The report further suggests that “product availability has grown exponentially, while consumer acceptance has grown in a more linear fashion”. That could point to ongoing inventory concerns for several players.
Elon Musk-led firm Tesla, although still the market leader by some distance, experienced a significant shrinking share of sales in the quarter. Its US sales fell quarter-on-quarter, even as overall BEVs sold continued to rise (see main image).
Tesla’s share of new BEV sales in Q3 was a fraction above 50pc, which while still dominant, is a steep drop from last quarter. In a wider context continues a gradual decline from its peak in Q4 2021.
Q3 is the largest single quarter drop in market share the company has ever experienced, as it was only in Q4'22 Q2 this year that its market share has previously dipped below 60pc (see Fig.1).

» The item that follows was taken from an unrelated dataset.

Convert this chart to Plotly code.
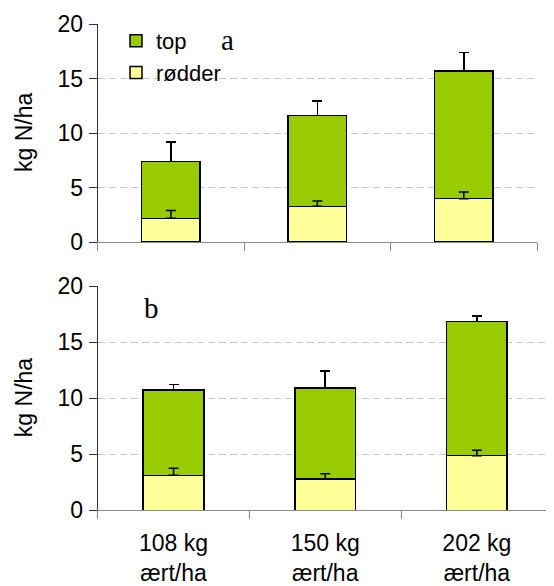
import plotly.graph_objects as go

# ---- data ----
categories = ["108 kg<br>ært/ha", "150 kg<br>ært/ha", "202 kg<br>ært/ha"]

# panel a
roots_a = [2.17, 3.27, 3.97]
roots_a_err = [0.73, 0.49, 0.62]
top_a = [5.20, 8.32, 11.72]
top_a_err = [1.80, 1.35, 1.68]

# panel b
roots_b = [3.12, 2.77, 4.87]
roots_b_err = [0.63, 0.50, 0.49]
top_b = [7.62, 8.12, 11.97]
top_b_err = [0.47, 1.52, 0.48]

series_names = ["rødder", "top"]
y_title = "kg N/ha"
panel_labels = ["a", "b"]
y_ticks = [0, 5, 10, 15, 20]

# ---- style ----
W, H = 554, 586
OFF = 8  # default page body margin
FW, FH = W - OFF, H - OFF
GREEN = "#99CC00"
YELLOW = "#FFFF99"
FONT = "Liberation Sans, Arial, sans-serif"
SERIF = "Liberation Serif, Times New Roman, serif"
FS = 23


def px_x(p):
    return (p - OFF) / FW


def px_y(p):
    return 1 - (p - OFF) / FH


fig = go.Figure()

err_style = dict(type="data", symmetric=False, color="black", thickness=1.5, width=5)


def add_panel(roots, roots_err, tops, tops_err, xa, ya, showlegend):
    fig.add_trace(go.Bar(
        x=categories, y=roots, name=series_names[0], xaxis=xa, yaxis=ya,
        marker=dict(color=YELLOW, line=dict(color="black", width=1.5)),
        width=0.4, showlegend=showlegend, legendgroup="r", hoverinfo="skip"))
    fig.add_trace(go.Bar(
        x=categories, y=tops, name=series_names[1], xaxis=xa, yaxis=ya,
        marker=dict(color=GREEN, line=dict(color="black", width=1.5)),
        error_y=dict(array=tops_err, arrayminus=[0] * len(tops_err), **err_style),
        width=0.4, showlegend=showlegend, legendgroup="t"))
    # root error bars drawn above the stacked bars
    fig.add_trace(go.Scatter(
        x=categories, y=roots, mode="markers", xaxis=xa, yaxis=ya,
        marker=dict(size=1, opacity=0), showlegend=False,
        error_y=dict(array=roots_err, arrayminus=[0] * len(roots_err), **err_style)))


add_panel(roots_a, roots_a_err, top_a, top_a_err, "x", "y", True)
add_panel(roots_b, roots_b_err, top_b, top_b_err, "x2", "y2", False)

yaxis_common = dict(
    range=[0, 20], tickvals=y_ticks, showgrid=True, gridcolor="#c8c8c8",
    griddash="7px,4px", gridwidth=1, showline=True, linecolor="#333333",
    linewidth=1, ticks="outside", ticklen=8, tickcolor="#333333",
    tickfont=dict(family=FONT, size=FS, color="black"), zeroline=False,
    fixedrange=True, automargin=False, ticklabelstandoff=1,
)
xaxis_common = dict(
    type="category", tickson="boundaries", ticks="outside", ticklen=8,
    tickcolor="#888888", showline=True, linecolor="#888888", linewidth=1,
    showgrid=False, zeroline=False, automargin=False,
    tickfont=dict(family=FONT, size=FS, color="black"),
)

fig.update_layout(
    width=FW, height=FH, barmode="stack",
    margin=dict(l=0, r=0, t=0, b=0),
    plot_bgcolor="white", paper_bgcolor="white",
    xaxis=dict(domain=[px_x(97.7), px_x(537)], anchor="y",
               showticklabels=False, **xaxis_common),
    yaxis=dict(domain=[px_y(242), px_y(24)], anchor="x", **yaxis_common),
    xaxis2=dict(domain=[px_x(97.7), px_x(552.7)], anchor="y2",
                showticklabels=True, ticklabelstandoff=12, **xaxis_common),
    yaxis2=dict(domain=[px_y(510.3), px_y(286)], anchor="x2", **yaxis_common),
    legend=dict(x=px_x(116), y=px_y(20), xanchor="left", yanchor="top",
                traceorder="reversed", bgcolor="rgba(0,0,0,0)",
                font=dict(family=FONT, size=FS - 1, color="black"),
                itemwidth=30, tracegroupgap=0),
    showlegend=True,
)

# axis titles
for yc in [(24 + 242) / 2, (286 + 510.3) / 2]:
    fig.add_annotation(text=y_title, xref="paper", yref="paper",
                       x=px_x(24), y=px_y(yc), textangle=-90,
                       showarrow=False, xanchor="center", yanchor="middle",
                       font=dict(family=FONT, size=FS, color="black"))

# panel letters
fig.add_annotation(text=panel_labels[0], xref="paper", yref="paper",
                   x=px_x(227), y=px_y(40), showarrow=False,
                   xanchor="center", yanchor="middle",
                   font=dict(family=SERIF, size=29, color="black"))
fig.add_annotation(text=panel_labels[1], xref="paper", yref="paper",
                   x=px_x(151.7), y=px_y(308), showarrow=False,
                   xanchor="center", yanchor="middle",
                   font=dict(family=SERIF, size=29, color="black"))

fig.write_html("out.html")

This is driven in part by legacy ICE market players converting more of their sales into BEVs. Amongst legacy OEMs, German firm BMW sold the highest proportion of EVs, with 15.6pc of its sales being electric. Fellow German OEMs Mercedes, VW, and Audi, as well as Sino-Swedish firm Volvo, all saw c.12pc of their respective sales being EVs. American legacy player Ford, however, reached only 4.2pc of its sales being electric.
Tesla has, admittedly, experienced production disruptions in the quarter due to downtime at its factory in Austin, Texas. However, the company reiterated its year-end production guidance of 1.8mn units.

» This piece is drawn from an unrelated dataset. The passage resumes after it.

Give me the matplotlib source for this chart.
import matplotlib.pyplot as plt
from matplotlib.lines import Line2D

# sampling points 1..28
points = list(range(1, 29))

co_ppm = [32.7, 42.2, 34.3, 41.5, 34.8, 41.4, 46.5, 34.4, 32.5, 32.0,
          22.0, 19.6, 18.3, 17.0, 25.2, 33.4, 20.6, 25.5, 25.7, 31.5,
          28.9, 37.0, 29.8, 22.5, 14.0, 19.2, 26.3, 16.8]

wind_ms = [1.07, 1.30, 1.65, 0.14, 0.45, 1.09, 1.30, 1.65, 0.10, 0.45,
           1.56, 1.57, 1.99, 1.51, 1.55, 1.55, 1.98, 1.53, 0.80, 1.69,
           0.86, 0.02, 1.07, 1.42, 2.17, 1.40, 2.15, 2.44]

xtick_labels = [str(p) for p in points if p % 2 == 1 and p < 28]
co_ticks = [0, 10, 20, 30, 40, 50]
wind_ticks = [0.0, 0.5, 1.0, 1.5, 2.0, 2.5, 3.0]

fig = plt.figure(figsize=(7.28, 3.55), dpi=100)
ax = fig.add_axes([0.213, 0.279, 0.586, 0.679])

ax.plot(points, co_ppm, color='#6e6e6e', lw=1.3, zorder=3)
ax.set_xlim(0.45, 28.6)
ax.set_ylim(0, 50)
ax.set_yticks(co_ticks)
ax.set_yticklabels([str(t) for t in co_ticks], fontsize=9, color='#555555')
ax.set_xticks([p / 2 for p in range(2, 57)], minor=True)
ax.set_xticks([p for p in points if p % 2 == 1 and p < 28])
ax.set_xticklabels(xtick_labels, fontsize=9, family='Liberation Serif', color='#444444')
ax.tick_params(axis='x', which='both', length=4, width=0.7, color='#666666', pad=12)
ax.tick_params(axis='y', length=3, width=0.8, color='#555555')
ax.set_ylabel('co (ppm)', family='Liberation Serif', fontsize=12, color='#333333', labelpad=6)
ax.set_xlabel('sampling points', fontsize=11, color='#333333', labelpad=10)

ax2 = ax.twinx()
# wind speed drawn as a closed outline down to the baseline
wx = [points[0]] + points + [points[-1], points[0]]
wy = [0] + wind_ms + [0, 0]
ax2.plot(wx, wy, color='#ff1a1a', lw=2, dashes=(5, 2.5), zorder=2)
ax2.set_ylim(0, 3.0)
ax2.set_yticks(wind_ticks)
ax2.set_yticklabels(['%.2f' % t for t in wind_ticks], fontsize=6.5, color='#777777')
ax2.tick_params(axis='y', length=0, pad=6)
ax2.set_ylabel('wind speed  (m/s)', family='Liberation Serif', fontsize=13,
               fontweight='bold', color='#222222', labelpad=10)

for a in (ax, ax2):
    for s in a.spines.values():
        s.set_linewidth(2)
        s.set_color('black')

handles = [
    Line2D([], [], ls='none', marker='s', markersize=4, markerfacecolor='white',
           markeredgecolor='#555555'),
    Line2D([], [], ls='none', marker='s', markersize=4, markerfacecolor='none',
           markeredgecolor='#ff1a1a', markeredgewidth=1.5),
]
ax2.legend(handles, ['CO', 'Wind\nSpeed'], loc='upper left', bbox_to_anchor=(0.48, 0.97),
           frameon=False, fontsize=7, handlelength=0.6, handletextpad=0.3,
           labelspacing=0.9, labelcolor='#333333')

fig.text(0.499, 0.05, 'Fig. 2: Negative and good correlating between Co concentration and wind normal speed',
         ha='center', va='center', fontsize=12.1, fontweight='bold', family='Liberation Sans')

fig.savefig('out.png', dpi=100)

Tesla has been resolute in attributing its lower-than-expected delivery numbers to these factory disruptions, but some analysts are wary of complacency setting in for the firm. “Elon Musk’s company is not immune to competition and needs more models, not to mention a rebound in production,” says Wall Street commentator Al Root of Barron’s.

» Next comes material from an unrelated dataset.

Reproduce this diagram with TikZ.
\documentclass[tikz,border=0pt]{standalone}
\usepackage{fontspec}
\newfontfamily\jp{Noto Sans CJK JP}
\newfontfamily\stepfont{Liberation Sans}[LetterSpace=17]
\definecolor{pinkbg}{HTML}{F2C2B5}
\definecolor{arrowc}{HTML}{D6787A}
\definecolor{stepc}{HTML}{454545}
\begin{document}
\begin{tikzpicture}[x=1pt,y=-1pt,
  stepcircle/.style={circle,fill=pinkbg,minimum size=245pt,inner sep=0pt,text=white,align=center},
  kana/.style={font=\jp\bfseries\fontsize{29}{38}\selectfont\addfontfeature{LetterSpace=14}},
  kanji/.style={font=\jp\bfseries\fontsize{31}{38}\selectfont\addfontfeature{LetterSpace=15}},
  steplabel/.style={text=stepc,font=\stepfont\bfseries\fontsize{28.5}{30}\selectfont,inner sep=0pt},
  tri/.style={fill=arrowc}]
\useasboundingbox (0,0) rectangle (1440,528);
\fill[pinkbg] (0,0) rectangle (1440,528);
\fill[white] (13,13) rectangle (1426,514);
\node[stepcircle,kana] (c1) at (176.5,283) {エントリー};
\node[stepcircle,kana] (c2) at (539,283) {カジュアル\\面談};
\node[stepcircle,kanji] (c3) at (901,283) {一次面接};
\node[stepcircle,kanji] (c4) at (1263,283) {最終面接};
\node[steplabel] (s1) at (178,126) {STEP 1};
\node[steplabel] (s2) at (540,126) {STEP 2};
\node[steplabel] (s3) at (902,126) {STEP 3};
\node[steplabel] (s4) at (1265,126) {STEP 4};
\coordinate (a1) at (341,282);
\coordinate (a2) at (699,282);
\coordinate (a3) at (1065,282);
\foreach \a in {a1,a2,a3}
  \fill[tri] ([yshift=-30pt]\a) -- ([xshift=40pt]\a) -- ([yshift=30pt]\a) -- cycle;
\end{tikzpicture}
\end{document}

Record sales in the quarter are also spurred by transaction prices of BEVs coming down. Tesla and US EV pure play Lucid were among companies to lower prices or roll out more affordable models in recent weeks.
The average price of a new EV in the US fell by 3.4pc between January and September, which the research calls a “significant” drop. Tesla Model 3 prices are down by more than 26pc year-on-year to $41,484, “well below the average luxury car price”, the report notes.
But ICE prices are also coming down. “After new vehicle prices peaked at nearly $50,000 at the start of 2023, we are seeing average transaction prices dip below $48,000 for the first time in more than a year,” says Rebecca Rydzewski, research manager at Cox Automotive. “Dealers and automakers are feeling price pressure, and with auto loan rates at record highs and growing inventory levels, new vehicle prices continue to ease.”